# Short problem:
Your task is to copy every line of the entries that contains "this".

# Supplied records:
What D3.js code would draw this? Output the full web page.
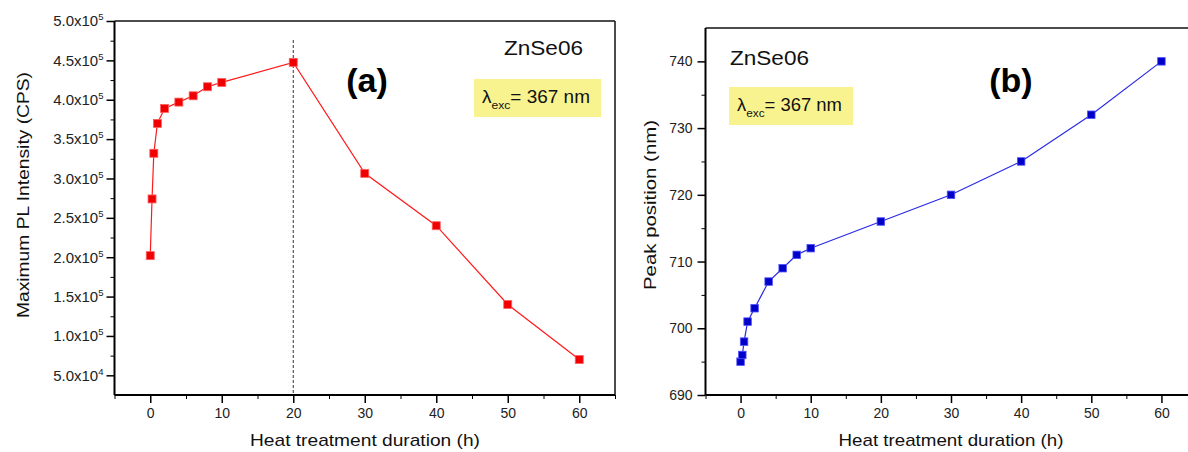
<!DOCTYPE html>
<html>
<head>
<meta charset="utf-8">
<script src="https://cdn.jsdelivr.net/npm/d3@7"></script>
<style>
  html, body { margin: 0; padding: 0; background: #fff; }
  svg { display: block; font-family: "Liberation Sans", Arial, sans-serif; }
</style>
</head>
<body>
<svg id="chart" width="1188" height="452"></svg>
<script>
// ---- data ----
const durations = [0, 0.25, 0.5, 1, 2, 4, 6, 8, 10, 20, 30, 40, 50, 60];
const maxIntensity = [2.02e5, 2.74e5, 3.32e5, 3.70e5, 3.89e5, 3.97e5, 4.05e5, 4.165e5, 4.22e5, 4.475e5, 3.065e5, 2.40e5, 1.40e5, 7.0e4];
const peakPosition = [695, 696, 698, 701, 703, 707, 709, 711, 712, 716, 720, 725, 732, 740];
const xTicks = [0, 10, 20, 30, 40, 50, 60];
const xMinorTicks = [-5, 5, 15, 25, 35, 45, 55, 65];
const yTicksA = [5e4, 1e5, 1.5e5, 2e5, 2.5e5, 3e5, 3.5e5, 4e5, 4.5e5, 5e5];
const yMinorTicksA = [7.5e4, 1.25e5, 1.75e5, 2.25e5, 2.75e5, 3.25e5, 3.75e5, 4.25e5, 4.75e5];
const yTicksB = [690, 700, 710, 720, 730, 740];
const yMinorTicksB = [695, 705, 715, 725, 735];
const markerLine = 20;

const svg = d3.select("#chart");
const FONT = "'Liberation Sans', Arial, sans-serif";

function drawPanel(cfg) {
  const g = svg.append("g");
  const x = d3.scaleLinear().domain([-5, 65]).range([cfg.left, cfg.right]);
  const y = d3.scaleLinear().domain(cfg.yDomain).range([cfg.bottom, cfg.top]);

  // frame top/right
  g.append("line").attr("x1", cfg.left).attr("x2", cfg.frameRight).attr("y1", cfg.top).attr("y2", cfg.top)
    .attr("stroke", "#111").attr("stroke-width", 1.5);
  if (cfg.drawRight) {
    g.append("line").attr("x1", cfg.frameRight).attr("x2", cfg.frameRight).attr("y1", cfg.top).attr("y2", cfg.bottom)
      .attr("stroke", "#111").attr("stroke-width", 1.5);
  }

  // x axis
  const xAx = g.append("g").attr("transform", `translate(0,${cfg.bottom})`)
    .call(d3.axisBottom(x).tickValues(xTicks).tickSize(8).tickPadding(5).tickFormat(d3.format("d")));
  g.append("g").attr("transform", `translate(0,${cfg.bottom})`)
    .call(d3.axisBottom(x).tickValues(xMinorTicks).tickSize(4).tickFormat(""))
    .call(s => s.select(".domain").remove());
  xAx.select(".domain").attr("stroke-width", 2).attr("d", `M${cfg.left},0H${cfg.frameRight}`);
  xAx.selectAll(".tick line").attr("stroke-width", 1.5);
  xAx.selectAll(".tick text").attr("font-size", 14).attr("font-family", FONT).attr("fill", "#222");

  // y axis
  const yAx = g.append("g").attr("transform", `translate(${cfg.left},0)`)
    .call(d3.axisLeft(y).tickValues(cfg.yTicks).tickSize(8).tickPadding(cfg.yPad).tickFormat(cfg.yFormat));
  g.append("g").attr("transform", `translate(${cfg.left},0)`)
    .call(d3.axisLeft(y).tickValues(cfg.yMinor).tickSize(4).tickFormat(""))
    .call(s => s.select(".domain").remove());
  yAx.select(".domain").attr("stroke-width", 2).attr("d", `M0,${cfg.top}V${cfg.bottom}`);
  yAx.selectAll(".tick line").attr("stroke-width", 1.5);
  yAx.selectAll(".tick text").attr("font-size", cfg.yFont).attr("font-family", FONT).attr("fill", "#222");
  if (cfg.sci) {
    yAx.selectAll(".tick text").each(function(d) {
      const e = Math.floor(Math.log10(d));
      const m = (d / Math.pow(10, e)).toFixed(1);
      const t = d3.select(this);
      t.text(null);
      t.append("tspan").text(m + "x10");
      t.append("tspan").attr("dy", -6).attr("font-size", 9.5).text(e);
    });
  }

  // vertical dashed line
  if (cfg.vline) {
    g.append("line").attr("x1", x(markerLine)).attr("x2", x(markerLine))
      .attr("y1", cfg.vlineTop).attr("y2", cfg.bottom)
      .attr("stroke", "#333").attr("stroke-width", 1).attr("stroke-dasharray", "3,2");
  }

  // series line
  const pts = durations.map((d, i) => [d, cfg.values[i]]);
  g.append("path").datum(pts)
    .attr("fill", "none").attr("stroke", cfg.lineColor).attr("stroke-width", 1.2)
    .attr("d", d3.line().x(d => x(d[0])).y(d => y(d[1])));
  g.selectAll("rect.mk").data(pts).enter().append("rect").attr("class", "mk")
    .attr("x", d => x(d[0]) - cfg.ms / 2).attr("y", d => y(d[1]) - cfg.ms / 2)
    .attr("width", cfg.ms).attr("height", cfg.ms)
    .attr("fill", cfg.markerColor).attr("stroke", cfg.markerStroke).attr("stroke-width", 0.8);

  // axis titles
  g.append("text").attr("x", cfg.xTitleX).attr("y", 446).attr("text-anchor", "middle")
    .attr("font-size", 17).attr("font-family", FONT).attr("fill", "#111")
    .attr("textLength", cfg.xTitleLen).attr("lengthAdjust", "spacingAndGlyphs")
    .text("Heat treatment duration (h)");
  g.append("text").attr("transform", `translate(${cfg.yTitleX},${cfg.yTitleY}) rotate(-90)`)
    .attr("text-anchor", "middle").attr("font-size", 17).attr("font-family", FONT).attr("fill", "#111")
    .attr("textLength", cfg.yTitleLen).attr("lengthAdjust", "spacingAndGlyphs")
    .text(cfg.yTitle);

  // panel label
  g.append("text").attr("x", cfg.labelX).attr("y", 92).attr("text-anchor", "middle")
    .attr("font-size", 34).attr("font-weight", "bold").attr("font-family", FONT).attr("fill", "#000")
    .text(cfg.label);

  // sample name
  g.append("text").attr("x", cfg.nameX).attr("y", cfg.nameY).attr("text-anchor", "start")
    .attr("font-size", 21).attr("font-family", FONT).attr("fill", "#111")
    .attr("textLength", 79).attr("lengthAdjust", "spacingAndGlyphs")
    .text("ZnSe06");

  // excitation box
  g.append("rect").attr("x", cfg.boxX).attr("y", cfg.boxY).attr("width", cfg.boxW).attr("height", 38)
    .attr("fill", "#f8f38f");
  const t = g.append("text").attr("x", cfg.boxX + 8).attr("y", cfg.boxY + 24)
    .attr("font-size", 18).attr("font-family", FONT).attr("fill", "#111")
    .attr("textLength", cfg.boxTextLen).attr("lengthAdjust", "spacingAndGlyphs");
  t.append("tspan").text("λ");
  t.append("tspan").attr("font-size", 11.5).attr("dy", 6).text("exc");
  t.append("tspan").attr("dy", -6).text("= 367 nm");
}

drawPanel({
  left: 114.5, right: 615, frameRight: 615, drawRight: true, top: 21, bottom: 395,
  yDomain: [2.5e4, 5e5], yTicks: yTicksA, yMinor: yMinorTicksA, sci: true, yPad: 3, yFont: 15,
  yFormat: d => d,
  values: maxIntensity, lineColor: "#ff1a1a", markerColor: "#f00000", markerStroke: "#ff6060", ms: 8,
  vline: true, vlineTop: 40,
  xTitleX: 365, xTitleLen: 230,
  yTitleX: 29, yTitleY: 195, yTitleLen: 246, yTitle: "Maximum PL Intensity (CPS)",
  label: "(a)", labelX: 367,
  nameX: 504, nameY: 55,
  boxX: 474, boxY: 79, boxW: 127, boxTextLen: 108
});

drawPanel({
  left: 705.5, right: 1196.5, frameRight: 1188, drawRight: false, top: 28, bottom: 395,
  yDomain: [690, 745], yTicks: yTicksB, yMinor: yMinorTicksB, sci: false, yPad: 5, yFont: 14,
  yFormat: d3.format("d"),
  values: peakPosition, lineColor: "#2a2ae6", markerColor: "#0000c8", markerStroke: "#5050ff", ms: 7.5,
  vline: false,
  xTitleX: 951, xTitleLen: 225,
  yTitleX: 656, yTitleY: 205, yTitleLen: 170, yTitle: "Peak position (nm)",
  label: "(b)", labelX: 1011,
  nameX: 730, nameY: 65,
  boxX: 729, boxY: 87, boxW: 124, boxTextLen: 105
});
</script>
</body>
</html>
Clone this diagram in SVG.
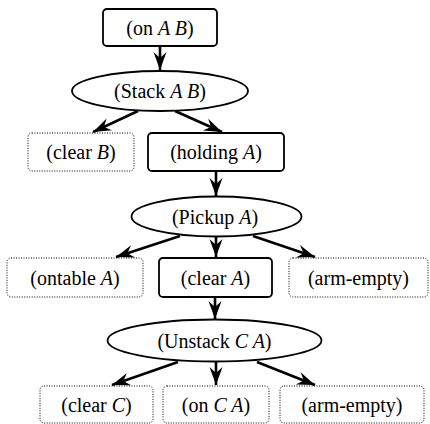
<svg xmlns="http://www.w3.org/2000/svg" width="430" height="424" viewBox="0 0 430 424">
  <style>
    .goal { fill: #fff; stroke: #000; stroke-width: 1.8; }
    .done { fill: #fff; stroke: #000; stroke-width: 1; stroke-dasharray: 1 1.5; }
    .op { fill: #fff; stroke: #000; stroke-width: 1.8; }
    text { font-family: 'Liberation Serif', 'Times New Roman', Times, serif; font-size: 20px; fill: #000; text-anchor: middle; }
    .v { font-style: italic; }
    .edge { stroke: #000; stroke-width: 2.6; fill: none; marker-end: url(#head); }
  </style>
  <defs>
    <marker id="head" markerUnits="userSpaceOnUse" markerWidth="20" markerHeight="16" refX="18" refY="7" orient="auto" overflow="visible">
      <path d="M18,7 L0,0.5 L6,7 L0,13.5 Z" fill="#000"/>
    </marker>
  </defs>

  <!-- connectors -->
  <g id="edges">
    <line class="edge" x1="160" y1="46" x2="160" y2="70"/>
    <line class="edge" x1="138" y1="111" x2="93" y2="132"/>
    <line class="edge" x1="175" y1="111" x2="222" y2="132"/>
    <line class="edge" x1="216" y1="171" x2="216" y2="196"/>
    <line class="edge" x1="180" y1="236" x2="116" y2="257"/>
    <line class="edge" x1="216" y1="237" x2="216" y2="257"/>
    <line class="edge" x1="253" y1="236" x2="315" y2="257"/>
    <line class="edge" x1="215" y1="297" x2="215" y2="319"/>
    <line class="edge" x1="178" y1="362" x2="112" y2="385"/>
    <line class="edge" x1="216" y1="362" x2="216" y2="385"/>
    <line class="edge" x1="257" y1="362" x2="315" y2="385"/>
  </g>

  <g id="on-A-B">
    <rect class="goal" x="103" y="9" width="114" height="37" rx="4"/>
    <text x="160" y="34.5">(on <tspan class="v">A B</tspan>)</text>
  </g>
  <g id="stack-A-B">
    <ellipse class="op" cx="160" cy="91" rx="88" ry="20"/>
    <text x="160" y="98">(Stack <tspan class="v">A B</tspan>)</text>
  </g>
  <g id="clear-B">
    <rect class="done" x="28" y="133" width="106" height="38" rx="4"/>
    <text x="81" y="159">(clear <tspan class="v">B</tspan>)</text>
  </g>
  <g id="holding-A">
    <rect class="goal" x="148" y="133" width="136" height="38" rx="4"/>
    <text x="216" y="159">(holding <tspan class="v">A</tspan>)</text>
  </g>
  <g id="pickup-A">
    <ellipse class="op" cx="216.5" cy="216.5" rx="85" ry="20"/>
    <text x="215" y="224">(Pickup <tspan class="v">A</tspan>)</text>
  </g>
  <g id="ontable-A">
    <rect class="done" x="7" y="258" width="136" height="39" rx="4"/>
    <text x="75" y="284.5">(ontable <tspan class="v">A</tspan>)</text>
  </g>
  <g id="clear-A">
    <rect class="goal" x="159" y="258" width="113" height="39" rx="4"/>
    <text x="215.5" y="284.5">(clear <tspan class="v">A</tspan>)</text>
  </g>
  <g id="arm-empty-1">
    <rect class="done" x="289" y="258" width="139" height="39" rx="4"/>
    <text x="358.5" y="284.5">(arm-empty)</text>
  </g>
  <g id="unstack-C-A">
    <ellipse class="op" cx="214.5" cy="340.5" rx="107" ry="21"/>
    <text x="214.5" y="348">(Unstack <tspan class="v">C A</tspan>)</text>
  </g>
  <g id="clear-C">
    <rect class="done" x="40" y="386" width="113" height="37" rx="4"/>
    <text x="96.5" y="412">(clear <tspan class="v">C</tspan>)</text>
  </g>
  <g id="on-C-A">
    <rect class="done" x="163" y="386" width="106" height="37" rx="4"/>
    <text x="216" y="412">(on <tspan class="v">C A</tspan>)</text>
  </g>
  <g id="arm-empty-2">
    <rect class="done" x="280" y="386" width="144" height="37" rx="4"/>
    <text x="352" y="412">(arm-empty)</text>
  </g>
</svg>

# Task solution:
What D3.js code would draw this? Output the full web page.
      const t = d3.select(this);
Clone this diagram in SVG.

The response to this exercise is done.